*The records*
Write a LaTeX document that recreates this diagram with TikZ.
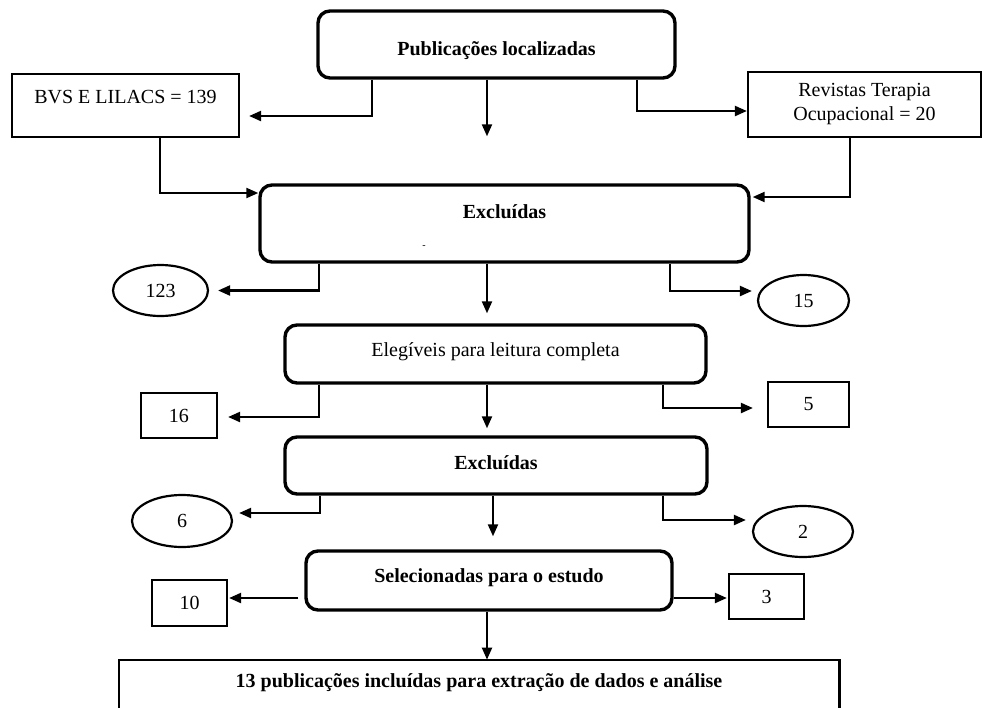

==

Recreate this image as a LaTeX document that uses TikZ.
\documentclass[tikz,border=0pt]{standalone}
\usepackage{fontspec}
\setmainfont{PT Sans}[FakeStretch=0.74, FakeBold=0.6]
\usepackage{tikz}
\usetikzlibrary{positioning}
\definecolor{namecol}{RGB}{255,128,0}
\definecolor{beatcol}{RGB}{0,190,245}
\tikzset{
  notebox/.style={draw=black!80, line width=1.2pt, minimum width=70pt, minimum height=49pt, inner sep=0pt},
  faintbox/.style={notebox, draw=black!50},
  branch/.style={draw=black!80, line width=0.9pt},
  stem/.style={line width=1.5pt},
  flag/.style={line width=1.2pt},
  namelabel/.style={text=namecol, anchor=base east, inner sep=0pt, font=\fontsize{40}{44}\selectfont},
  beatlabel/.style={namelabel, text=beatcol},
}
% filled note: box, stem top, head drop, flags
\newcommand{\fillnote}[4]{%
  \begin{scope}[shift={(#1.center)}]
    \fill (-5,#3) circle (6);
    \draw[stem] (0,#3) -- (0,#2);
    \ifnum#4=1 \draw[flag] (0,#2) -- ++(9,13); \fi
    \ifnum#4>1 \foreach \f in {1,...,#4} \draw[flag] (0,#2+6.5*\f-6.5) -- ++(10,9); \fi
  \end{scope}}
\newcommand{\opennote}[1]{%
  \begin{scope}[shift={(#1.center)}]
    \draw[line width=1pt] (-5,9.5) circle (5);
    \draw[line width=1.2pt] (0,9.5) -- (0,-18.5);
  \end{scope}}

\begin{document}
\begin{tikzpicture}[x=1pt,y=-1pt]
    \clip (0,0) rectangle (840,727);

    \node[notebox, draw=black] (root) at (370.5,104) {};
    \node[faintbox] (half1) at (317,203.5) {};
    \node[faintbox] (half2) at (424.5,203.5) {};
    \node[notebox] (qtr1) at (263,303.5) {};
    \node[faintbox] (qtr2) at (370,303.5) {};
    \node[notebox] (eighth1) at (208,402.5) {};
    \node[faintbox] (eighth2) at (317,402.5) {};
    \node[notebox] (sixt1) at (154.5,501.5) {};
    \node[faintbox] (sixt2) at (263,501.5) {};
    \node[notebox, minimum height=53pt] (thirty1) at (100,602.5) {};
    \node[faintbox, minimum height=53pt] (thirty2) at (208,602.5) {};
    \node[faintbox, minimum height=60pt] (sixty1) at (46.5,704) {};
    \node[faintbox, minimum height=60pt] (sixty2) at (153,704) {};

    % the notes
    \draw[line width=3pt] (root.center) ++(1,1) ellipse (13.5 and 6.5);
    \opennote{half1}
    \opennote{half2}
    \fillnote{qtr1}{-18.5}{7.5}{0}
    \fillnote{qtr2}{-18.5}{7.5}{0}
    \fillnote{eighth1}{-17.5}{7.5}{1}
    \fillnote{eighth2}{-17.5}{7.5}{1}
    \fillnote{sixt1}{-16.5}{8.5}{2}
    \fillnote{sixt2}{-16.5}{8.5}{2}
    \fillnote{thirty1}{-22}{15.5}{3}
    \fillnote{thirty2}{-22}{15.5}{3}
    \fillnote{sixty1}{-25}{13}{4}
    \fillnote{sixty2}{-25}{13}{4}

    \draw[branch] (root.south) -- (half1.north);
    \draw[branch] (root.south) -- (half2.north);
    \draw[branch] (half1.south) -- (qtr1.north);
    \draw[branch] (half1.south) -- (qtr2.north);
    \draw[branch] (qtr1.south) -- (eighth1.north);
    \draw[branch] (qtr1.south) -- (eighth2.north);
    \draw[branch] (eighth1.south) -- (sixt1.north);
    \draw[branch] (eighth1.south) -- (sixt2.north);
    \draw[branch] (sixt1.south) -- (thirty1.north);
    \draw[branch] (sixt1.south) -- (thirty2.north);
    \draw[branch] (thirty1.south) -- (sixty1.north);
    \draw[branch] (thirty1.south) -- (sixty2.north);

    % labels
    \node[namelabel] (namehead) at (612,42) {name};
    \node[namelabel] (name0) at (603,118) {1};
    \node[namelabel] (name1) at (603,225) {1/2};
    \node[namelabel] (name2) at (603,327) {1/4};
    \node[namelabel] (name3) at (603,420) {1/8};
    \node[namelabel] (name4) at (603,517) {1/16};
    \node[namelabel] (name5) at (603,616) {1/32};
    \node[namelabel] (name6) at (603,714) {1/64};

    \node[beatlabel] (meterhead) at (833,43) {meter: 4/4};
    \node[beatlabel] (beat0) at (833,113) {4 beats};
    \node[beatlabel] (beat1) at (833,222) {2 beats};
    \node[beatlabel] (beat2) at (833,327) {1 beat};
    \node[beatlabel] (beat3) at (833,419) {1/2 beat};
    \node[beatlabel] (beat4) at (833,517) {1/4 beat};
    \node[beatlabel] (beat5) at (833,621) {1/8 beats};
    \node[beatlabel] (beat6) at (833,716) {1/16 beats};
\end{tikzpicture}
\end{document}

*The request*
Collect the complete line wherever the string "that" appears in the records.

*Reply*
Write a LaTeX document that recreates this diagram with TikZ.
Recreate this image as a LaTeX document that uses TikZ.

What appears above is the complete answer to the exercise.